Despite Mike Tomlin's pleas to guard against a sense of "finality" now that the Steelers are vacating St. Vincent College and his accurate assessment that there remains a great deal of preseason left with which to contend, it's time to pause and reflect.
What better way than with a series of awards recognizing those who had the most fun in the sun at SVC?
BEST NEWCOMER (VETERAN PLAYERS): Flozell Adams. The Steelers' castoff from Dallas has supplanted Dennis Dixon in the stretching formation, supplanted Will Allen atop the alphabetical roster and at least joined James Harrison atop the organization's unofficial "bad ass" depth chart.

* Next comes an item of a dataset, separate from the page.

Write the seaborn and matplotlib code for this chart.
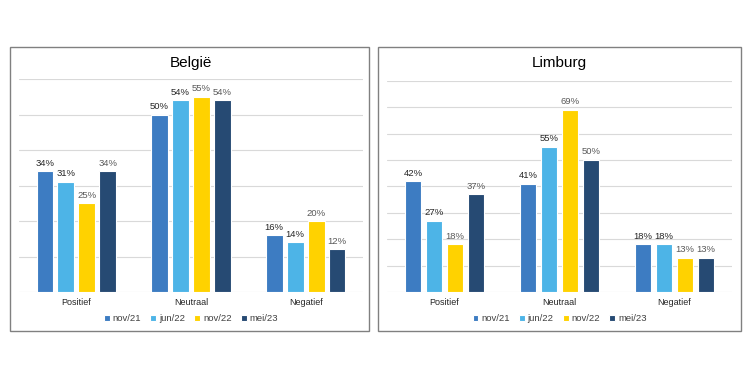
import matplotlib
matplotlib.use("Agg")
import matplotlib.pyplot as plt
from matplotlib.patches import Rectangle
import pandas as pd
import seaborn as sns

# ── Data ──────────────────────────────────────────────────────────────────────
categories = ["Positief", "Neutraal", "Negatief"]
periods = ["nov/21", "jun/22", "nov/22", "mei/23"]

belgie_nov21 = [34, 50, 16]
belgie_jun22 = [31, 54, 14]
belgie_nov22 = [25, 55, 20]
belgie_mei23 = [34, 54, 12]

limburg_nov21 = [42, 41, 18]
limburg_jun22 = [27, 55, 18]
limburg_nov22 = [18, 69, 13]
limburg_mei23 = [37, 50, 13]

# ── Style ─────────────────────────────────────────────────────────────────────
colors = ["#3D7CC2", "#4DB4E7", "#FFD200", "#264A73"]
label_colors = ["#262626", "#262626", "#595959", "#595959"]

sns.set_style("white")
plt.rcParams["font.family"] = ["Liberation Sans", "DejaVu Sans"]


def long_table(series):
    rows = []
    for period, values in zip(periods, series):
        for cat, v in zip(categories, values):
            rows.append({"categorie": cat, "periode": period, "waarde": v})
    return pd.DataFrame(rows)


def draw_panel(ax, series, title, ymax, title_y):
    df = long_table(series)
    sns.barplot(data=df, x="categorie", y="waarde", hue="periode",
                order=categories, hue_order=periods, palette=colors,
                width=0.73, gap=0.2, edgecolor="white", linewidth=0.8,
                saturation=1, ax=ax)
    for container, lc in zip(ax.containers, label_colors):
        ax.bar_label(container, fmt="%d%%", padding=2.5, color=lc,
                     fontsize=6.8)

    ax.set_xlim(-0.5, 2.5)
    ax.set_ylim(0, ymax)
    ax.set_yticks(range(0, ymax + 1, 10))
    ax.set_yticklabels([])
    ax.yaxis.grid(True, color="#D9D9D9", linewidth=0.8)
    ax.set_axisbelow(True)
    ax.tick_params(axis="both", length=0)
    ax.tick_params(axis="x", labelsize=6.5, pad=4.5, colors="#262626")
    ax.set_xlabel("")
    ax.set_ylabel("")
    for s in ax.spines.values():
        s.set_visible(False)

    ax.text(0.5, title_y, title, transform=ax.transAxes, ha="center",
            va="center", fontsize=11, color="#000000")

    sns.move_legend(ax, "center", bbox_to_anchor=(0.5, -0.125), ncol=4,
                    frameon=False, title=None, fontsize=6.8,
                    handlelength=0.6, handleheight=0.6, handletextpad=0.3,
                    columnspacing=1.0)
    for t in ax.get_legend().get_texts():
        t.set_color("#404040")


fig = plt.figure(figsize=(7.5, 3.79), dpi=100)

ax1 = fig.add_axes([19 / 750, 1 - 292 / 379, 344 / 750, 213 / 379])
ax2 = fig.add_axes([387 / 750, 1 - 292 / 379, 345 / 750, 211.3 / 379])

draw_panel(ax1, [belgie_nov21, belgie_jun22, belgie_nov22, belgie_mei23],
           "België", 60, 1.075)
draw_panel(ax2, [limburg_nov21, limburg_jun22, limburg_nov22, limburg_mei23],
           "Limburg", 80, 1.085)

# panel frames
for x0, x1 in [(10, 369), (378, 741)]:
    fig.add_artist(Rectangle((x0 / 750, 1 - 331 / 379), (x1 - x0) / 750,
                             (331 - 47) / 379, transform=fig.transFigure,
                             fill=False, edgecolor="#808080", linewidth=1))

fig.savefig("out.png", dpi=100)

Forget the sack, he'll handle right tackle. And he'll provide for the offense in general and the O-line in particular a swagger and intangibles that hadn't been anticipated at the time of Adams' signing. The Steelers got more than they bargained for with this guy.
BEST NEWCOMER (ROOKIES): Maurkice Pouncey. One veteran defensive player told Fourth & Goal Pouncey inspires reminders of Alan Faneca because, like Faneca, Pouncey practices with the proper technique, as opposed to holding people, leaning on people or trying to get by with brute force all the time, which is apparently the standard common practice. The Steelers hit a home run with this guy.
BEST NEWCOMER (COACHES): Sean Kugler. He's a teacher and a communicator, two things former offensive line coach Larry Zierlein was not. And because he's a teacher and a communicator Kugler has been able to introduce an expanded zone-blocking scheme designed to get Rashard Mendenhall isolated one-on-on in pursuit of opportunities to break off long runs. The Steelers really needed this guy.
(That's three awards and all three are offensive-line related; that has to be a good omen)
HARDEST WORKER: Ryan Clark. He's apparently taken last season's shortcomings in the secondary personally, and Dick LeBeau's imploring of the defense to "finish" to heart. Nobody ran out more plays to the very end or covered more ground in Westmoreland County. The Steelers might yet wind up happy they re-signed this guy.
MOST-IMPROVED PLAYER: Isaac Redman. Ziggy Hood is much better, too, but Hood was pretty good for a rookie last year. Redman has made strides measured in "light years" by running backs coach Kirby Wilson, establishing himself as a short-yardage option and a guy who can be trusted catching the football and pass blocking. He's also dabbled at fullback, and might get a shot there on Saturday night at the New York Football Giants. The Steelers seem determined to find a place for this guy.
MOST-OVERRATED DEVELOPMENT: Dan Sepulveda kicking off. It'll be up to the 10 guys covering the kickoffs to avoid a repeat of last season's disaster. Hang time and placement are great, but you still have to get the guy on the ground. And that's not nearly as difficult as the Steelers made it appear a year ago. The Steelers still need to find the right guys on either side of the kicker no matter who is doing the kicking.
MOST-DISAPPOINTING PLAYER: Jonathan Dwyer. He seems to have a hard time staying in shape and staying healthy. No wonder he was still available in the sixth round. The Steelers may have a hard time keeping this guy.
BIGGEST TEASES: Joe Burnett and Keenan Ivory Lewis. They were all over the practice fields a year ago, and they always seemed to be getting their hands on the football. But the most memorable play either player made in the regular season was Burnett's dropped interception against the Raiders, which contributed mightily to the Steelers losing that game. Watching both again appear poised to contribute this preseason reminds us that, as A.I. so eloquently put it, "we talkin' 'bout PRACTICE." The Steelers still can't be sure they can count on these guys.
BEST PLAYER: Ben Roethlisberger. Can't wait to see what he'll do once he's eventually reinstated. Good thing the Steelers held onto this guy.